Begin
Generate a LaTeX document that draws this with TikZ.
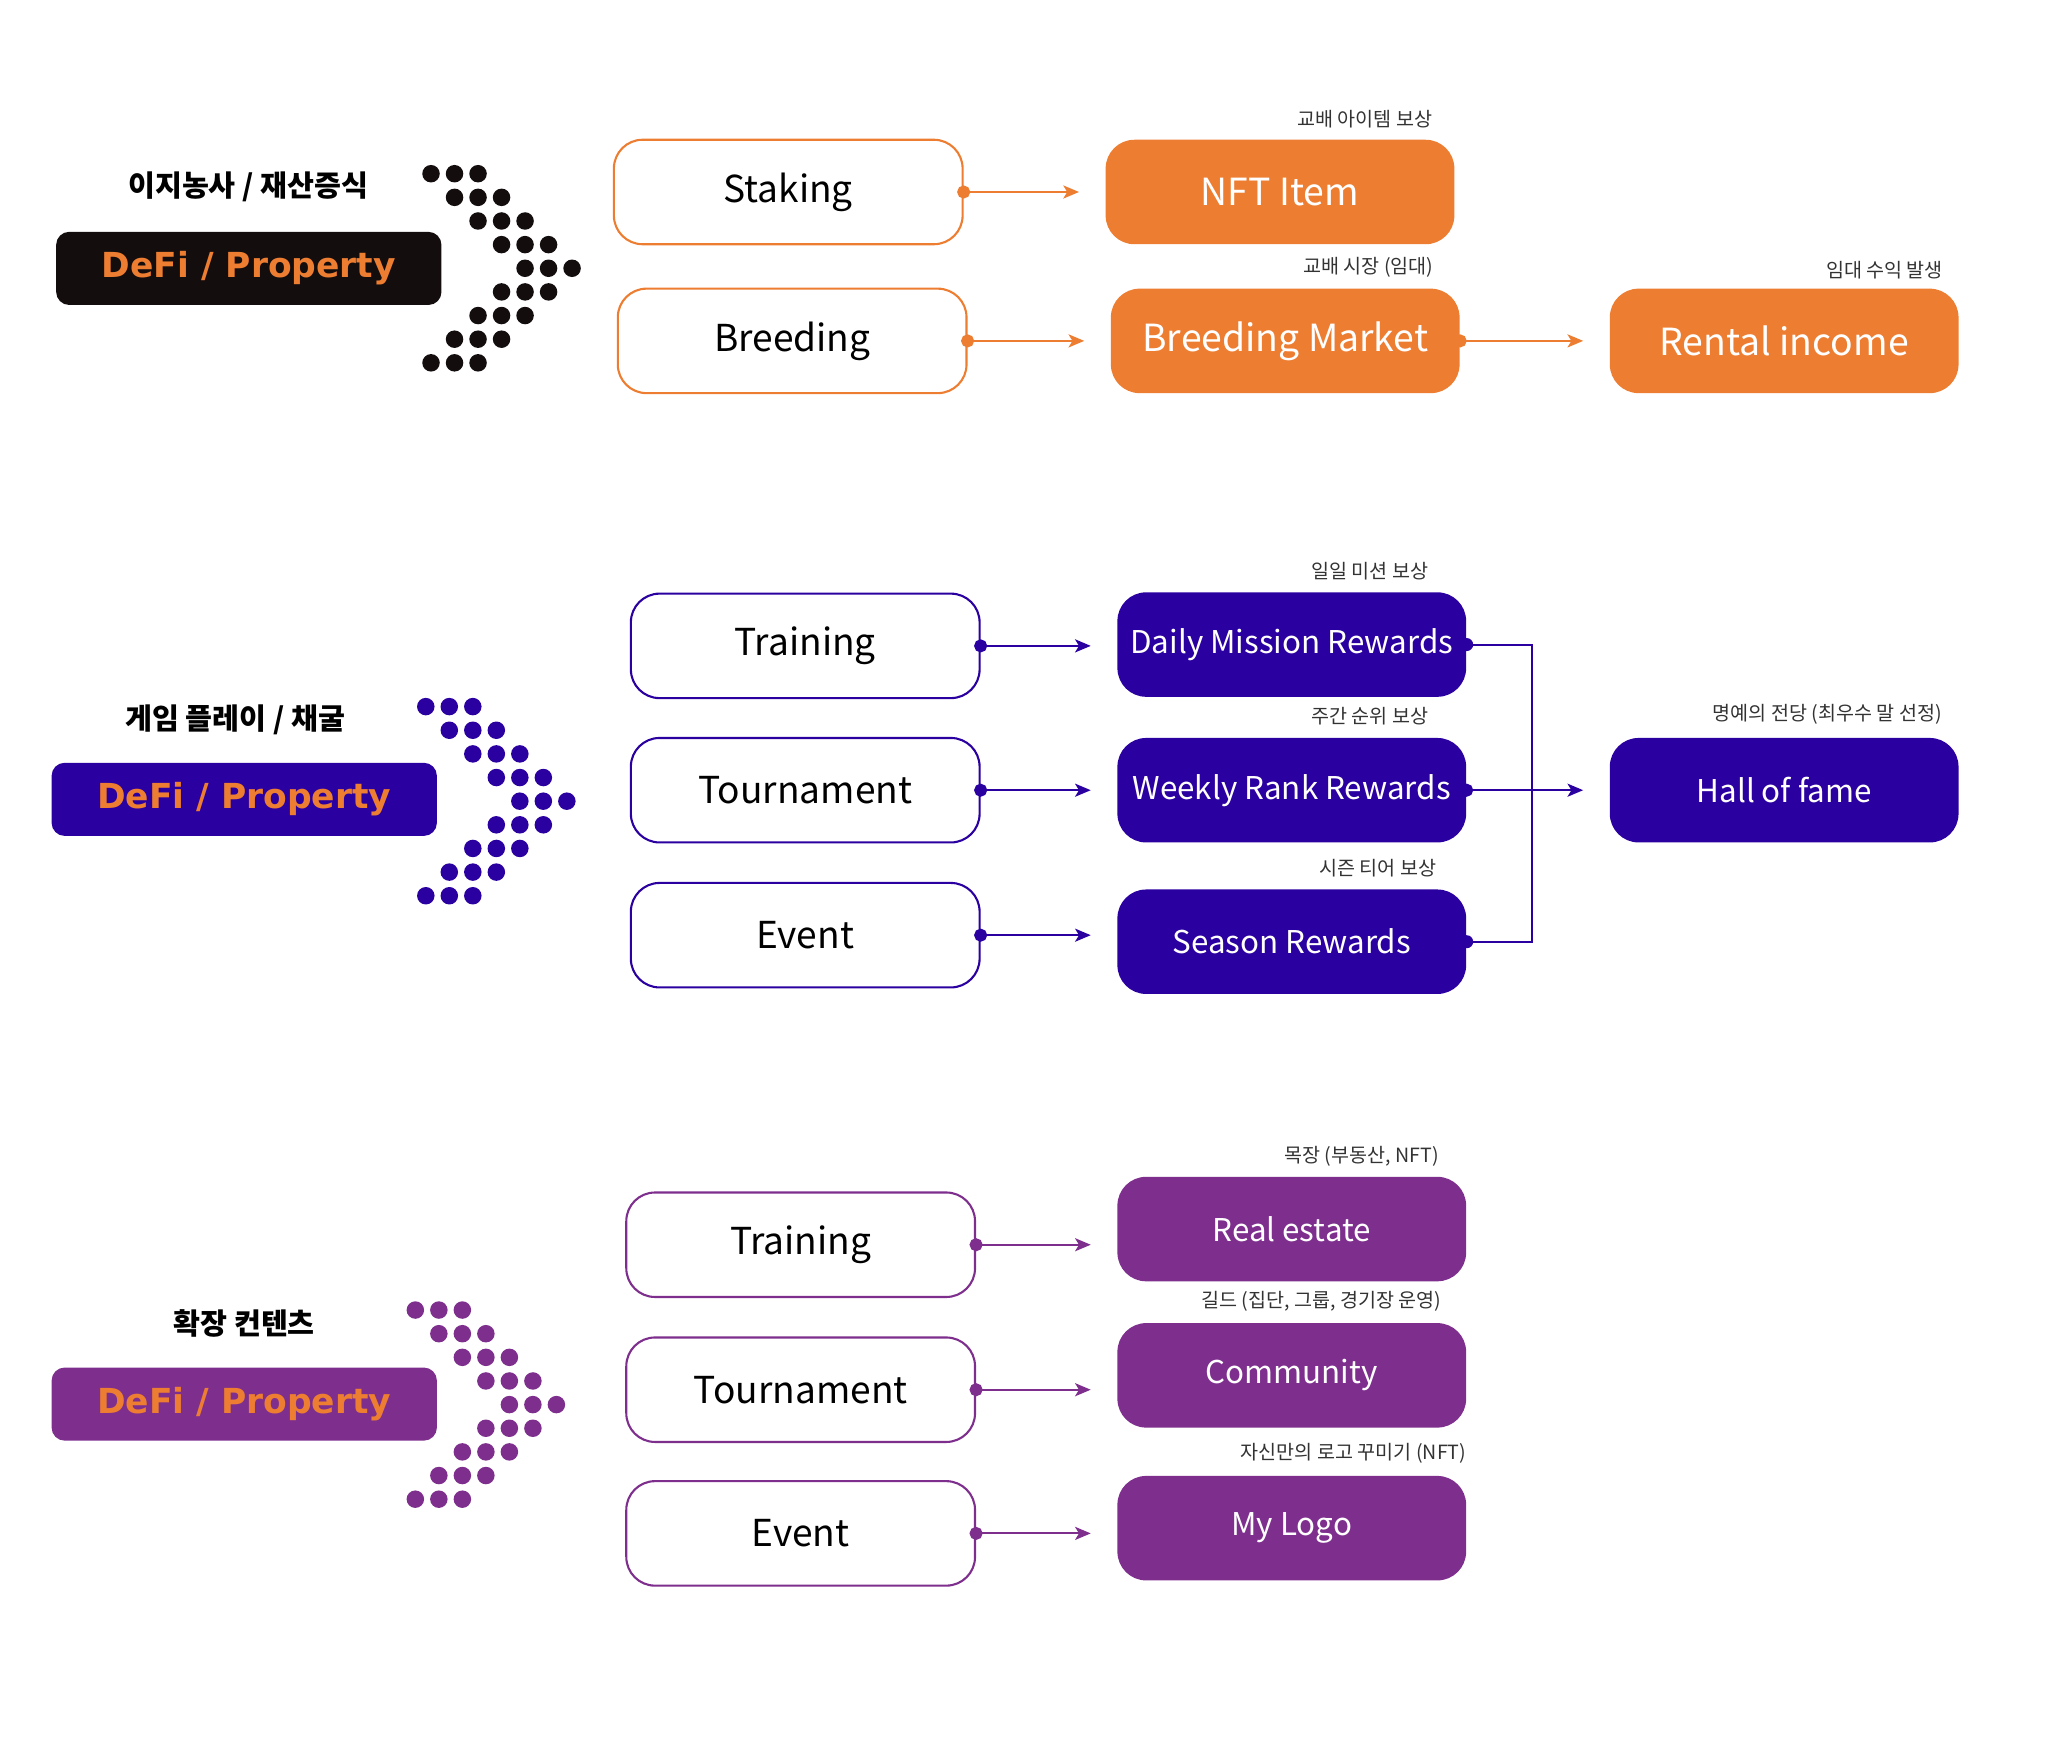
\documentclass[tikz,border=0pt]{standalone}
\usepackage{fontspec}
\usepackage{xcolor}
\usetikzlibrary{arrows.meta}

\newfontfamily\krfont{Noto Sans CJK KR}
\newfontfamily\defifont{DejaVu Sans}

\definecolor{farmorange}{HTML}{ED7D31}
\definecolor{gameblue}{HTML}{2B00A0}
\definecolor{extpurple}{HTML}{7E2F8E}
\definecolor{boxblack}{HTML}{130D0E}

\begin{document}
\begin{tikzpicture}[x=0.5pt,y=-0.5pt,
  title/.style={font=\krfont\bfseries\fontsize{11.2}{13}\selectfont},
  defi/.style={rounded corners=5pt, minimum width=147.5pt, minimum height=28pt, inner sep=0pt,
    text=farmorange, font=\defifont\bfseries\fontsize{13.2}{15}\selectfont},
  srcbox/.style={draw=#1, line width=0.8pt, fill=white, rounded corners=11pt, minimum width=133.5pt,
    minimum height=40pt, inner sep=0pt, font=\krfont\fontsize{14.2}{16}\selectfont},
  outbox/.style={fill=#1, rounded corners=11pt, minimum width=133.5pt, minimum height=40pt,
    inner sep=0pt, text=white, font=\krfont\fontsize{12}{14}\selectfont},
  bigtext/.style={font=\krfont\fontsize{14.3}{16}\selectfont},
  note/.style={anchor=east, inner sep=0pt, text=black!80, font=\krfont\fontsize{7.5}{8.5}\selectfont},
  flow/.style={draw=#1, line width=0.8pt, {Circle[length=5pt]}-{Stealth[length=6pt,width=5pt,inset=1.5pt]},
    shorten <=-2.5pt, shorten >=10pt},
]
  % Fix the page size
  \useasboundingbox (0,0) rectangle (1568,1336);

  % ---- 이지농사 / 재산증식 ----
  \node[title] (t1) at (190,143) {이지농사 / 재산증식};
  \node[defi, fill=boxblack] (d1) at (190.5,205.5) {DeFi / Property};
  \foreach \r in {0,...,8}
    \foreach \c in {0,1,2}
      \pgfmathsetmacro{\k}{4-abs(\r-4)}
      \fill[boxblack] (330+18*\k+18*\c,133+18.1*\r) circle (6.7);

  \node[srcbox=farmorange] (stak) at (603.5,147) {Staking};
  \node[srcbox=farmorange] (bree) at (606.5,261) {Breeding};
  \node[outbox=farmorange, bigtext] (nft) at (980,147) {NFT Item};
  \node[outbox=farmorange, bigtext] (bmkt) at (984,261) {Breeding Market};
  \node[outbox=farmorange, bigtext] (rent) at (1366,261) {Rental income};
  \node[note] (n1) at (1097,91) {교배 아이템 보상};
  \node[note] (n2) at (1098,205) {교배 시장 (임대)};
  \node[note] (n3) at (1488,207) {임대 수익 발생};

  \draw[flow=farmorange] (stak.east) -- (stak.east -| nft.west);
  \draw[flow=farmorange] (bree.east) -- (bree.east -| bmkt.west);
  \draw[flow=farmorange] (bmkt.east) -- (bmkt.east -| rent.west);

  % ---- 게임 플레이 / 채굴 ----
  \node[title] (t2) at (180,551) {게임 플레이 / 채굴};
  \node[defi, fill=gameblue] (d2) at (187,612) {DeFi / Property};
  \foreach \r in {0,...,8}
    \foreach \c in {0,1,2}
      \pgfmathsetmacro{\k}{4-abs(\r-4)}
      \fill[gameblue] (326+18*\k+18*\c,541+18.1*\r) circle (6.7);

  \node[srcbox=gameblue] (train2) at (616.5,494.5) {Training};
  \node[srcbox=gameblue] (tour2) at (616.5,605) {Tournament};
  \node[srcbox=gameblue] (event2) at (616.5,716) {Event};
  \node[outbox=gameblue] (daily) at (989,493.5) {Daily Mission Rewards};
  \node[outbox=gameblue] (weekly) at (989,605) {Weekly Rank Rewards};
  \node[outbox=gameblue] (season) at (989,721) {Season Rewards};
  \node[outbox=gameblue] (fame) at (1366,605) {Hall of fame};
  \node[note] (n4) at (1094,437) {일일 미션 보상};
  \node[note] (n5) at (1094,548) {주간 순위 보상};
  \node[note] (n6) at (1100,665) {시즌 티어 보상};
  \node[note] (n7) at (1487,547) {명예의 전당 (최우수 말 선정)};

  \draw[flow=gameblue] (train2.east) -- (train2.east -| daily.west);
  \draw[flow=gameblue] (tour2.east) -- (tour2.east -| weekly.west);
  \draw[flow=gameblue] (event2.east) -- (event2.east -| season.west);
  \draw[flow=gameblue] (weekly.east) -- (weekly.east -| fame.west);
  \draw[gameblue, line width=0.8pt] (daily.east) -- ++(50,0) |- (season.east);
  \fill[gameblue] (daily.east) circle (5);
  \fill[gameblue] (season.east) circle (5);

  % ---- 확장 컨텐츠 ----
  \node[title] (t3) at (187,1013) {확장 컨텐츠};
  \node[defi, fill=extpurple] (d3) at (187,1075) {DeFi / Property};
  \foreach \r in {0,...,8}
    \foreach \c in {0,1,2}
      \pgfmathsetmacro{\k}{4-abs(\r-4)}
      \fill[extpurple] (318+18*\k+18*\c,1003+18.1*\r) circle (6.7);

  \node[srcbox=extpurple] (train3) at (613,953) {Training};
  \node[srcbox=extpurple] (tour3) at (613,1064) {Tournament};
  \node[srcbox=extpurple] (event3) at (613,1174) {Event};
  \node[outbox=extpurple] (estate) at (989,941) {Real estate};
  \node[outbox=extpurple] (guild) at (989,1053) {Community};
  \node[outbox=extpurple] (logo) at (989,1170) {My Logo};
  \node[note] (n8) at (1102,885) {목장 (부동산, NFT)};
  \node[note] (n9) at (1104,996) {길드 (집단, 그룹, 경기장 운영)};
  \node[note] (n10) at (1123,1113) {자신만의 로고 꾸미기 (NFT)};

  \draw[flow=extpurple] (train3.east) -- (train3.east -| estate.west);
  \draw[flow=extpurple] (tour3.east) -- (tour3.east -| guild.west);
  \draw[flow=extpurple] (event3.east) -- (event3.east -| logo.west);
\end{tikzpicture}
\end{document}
End
Brief » The material above holds pictures; copy everything else in it exactly.

In response »
Generate a LaTeX document that draws this with TikZ.
\documentclass[tikz,border=0pt]{standalone}
\usepackage{fontspec}
\usepackage{xcolor}
\usetikzlibrary{arrows.meta}

\newfontfamily\krfont{Noto Sans CJK KR}
\newfontfamily\defifont{DejaVu Sans}

\definecolor{farmorange}{HTML}{ED7D31}
\definecolor{gameblue}{HTML}{2B00A0}
\definecolor{extpurple}{HTML}{7E2F8E}
\definecolor{boxblack}{HTML}{130D0E}

\begin{document}
\begin{tikzpicture}[x=0.5pt,y=-0.5pt,
  title/.style={font=\krfont\bfseries\fontsize{11.2}{13}\selectfont},
  defi/.style={rounded corners=5pt, minimum width=147.5pt, minimum height=28pt, inner sep=0pt,
    text=farmorange, font=\defifont\bfseries\fontsize{13.2}{15}\selectfont},
  srcbox/.style={draw=#1, line width=0.8pt, fill=white, rounded corners=11pt, minimum width=133.5pt,
    minimum height=40pt, inner sep=0pt, font=\krfont\fontsize{14.2}{16}\selectfont},
  outbox/.style={fill=#1, rounded corners=11pt, minimum width=133.5pt, minimum height=40pt,
    inner sep=0pt, text=white, font=\krfont\fontsize{12}{14}\selectfont},
  bigtext/.style={font=\krfont\fontsize{14.3}{16}\selectfont},
  note/.style={anchor=east, inner sep=0pt, text=black!80, font=\krfont\fontsize{7.5}{8.5}\selectfont},
  flow/.style={draw=#1, line width=0.8pt, {Circle[length=5pt]}-{Stealth[length=6pt,width=5pt,inset=1.5pt]},
    shorten <=-2.5pt, shorten >=10pt},
]
  % Fix the page size
  \useasboundingbox (0,0) rectangle (1568,1336);

  % ---- 이지농사 / 재산증식 ----
  \node[title] (t1) at (190,143) {이지농사 / 재산증식};
  \node[defi, fill=boxblack] (d1) at (190.5,205.5) {DeFi / Property};
  \foreach \r in {0,...,8}
    \foreach \c in {0,1,2}
      \pgfmathsetmacro{\k}{4-abs(\r-4)}
      \fill[boxblack] (330+18*\k+18*\c,133+18.1*\r) circle (6.7);

  \node[srcbox=farmorange] (stak) at (603.5,147) {Staking};
  \node[srcbox=farmorange] (bree) at (606.5,261) {Breeding};
  \node[outbox=farmorange, bigtext] (nft) at (980,147) {NFT Item};
  \node[outbox=farmorange, bigtext] (bmkt) at (984,261) {Breeding Market};
  \node[outbox=farmorange, bigtext] (rent) at (1366,261) {Rental income};
  \node[note] (n1) at (1097,91) {교배 아이템 보상};
  \node[note] (n2) at (1098,205) {교배 시장 (임대)};
  \node[note] (n3) at (1488,207) {임대 수익 발생};

  \draw[flow=farmorange] (stak.east) -- (stak.east -| nft.west);
  \draw[flow=farmorange] (bree.east) -- (bree.east -| bmkt.west);
  \draw[flow=farmorange] (bmkt.east) -- (bmkt.east -| rent.west);

  % ---- 게임 플레이 / 채굴 ----
  \node[title] (t2) at (180,551) {게임 플레이 / 채굴};
  \node[defi, fill=gameblue] (d2) at (187,612) {DeFi / Property};
  \foreach \r in {0,...,8}
    \foreach \c in {0,1,2}
      \pgfmathsetmacro{\k}{4-abs(\r-4)}
      \fill[gameblue] (326+18*\k+18*\c,541+18.1*\r) circle (6.7);

  \node[srcbox=gameblue] (train2) at (616.5,494.5) {Training};
  \node[srcbox=gameblue] (tour2) at (616.5,605) {Tournament};
  \node[srcbox=gameblue] (event2) at (616.5,716) {Event};
  \node[outbox=gameblue] (daily) at (989,493.5) {Daily Mission Rewards};
  \node[outbox=gameblue] (weekly) at (989,605) {Weekly Rank Rewards};
  \node[outbox=gameblue] (season) at (989,721) {Season Rewards};
  \node[outbox=gameblue] (fame) at (1366,605) {Hall of fame};
  \node[note] (n4) at (1094,437) {일일 미션 보상};
  \node[note] (n5) at (1094,548) {주간 순위 보상};
  \node[note] (n6) at (1100,665) {시즌 티어 보상};
  \node[note] (n7) at (1487,547) {명예의 전당 (최우수 말 선정)};

  \draw[flow=gameblue] (train2.east) -- (train2.east -| daily.west);
  \draw[flow=gameblue] (tour2.east) -- (tour2.east -| weekly.west);
  \draw[flow=gameblue] (event2.east) -- (event2.east -| season.west);
  \draw[flow=gameblue] (weekly.east) -- (weekly.east -| fame.west);
  \draw[gameblue, line width=0.8pt] (daily.east) -- ++(50,0) |- (season.east);
  \fill[gameblue] (daily.east) circle (5);
  \fill[gameblue] (season.east) circle (5);

  % ---- 확장 컨텐츠 ----
  \node[title] (t3) at (187,1013) {확장 컨텐츠};
  \node[defi, fill=extpurple] (d3) at (187,1075) {DeFi / Property};
  \foreach \r in {0,...,8}
    \foreach \c in {0,1,2}
      \pgfmathsetmacro{\k}{4-abs(\r-4)}
      \fill[extpurple] (318+18*\k+18*\c,1003+18.1*\r) circle (6.7);

  \node[srcbox=extpurple] (train3) at (613,953) {Training};
  \node[srcbox=extpurple] (tour3) at (613,1064) {Tournament};
  \node[srcbox=extpurple] (event3) at (613,1174) {Event};
  \node[outbox=extpurple] (estate) at (989,941) {Real estate};
  \node[outbox=extpurple] (guild) at (989,1053) {Community};
  \node[outbox=extpurple] (logo) at (989,1170) {My Logo};
  \node[note] (n8) at (1102,885) {목장 (부동산, NFT)};
  \node[note] (n9) at (1104,996) {길드 (집단, 그룹, 경기장 운영)};
  \node[note] (n10) at (1123,1113) {자신만의 로고 꾸미기 (NFT)};

  \draw[flow=extpurple] (train3.east) -- (train3.east -| estate.west);
  \draw[flow=extpurple] (tour3.east) -- (tour3.east -| guild.west);
  \draw[flow=extpurple] (event3.east) -- (event3.east -| logo.west);
\end{tikzpicture}
\end{document}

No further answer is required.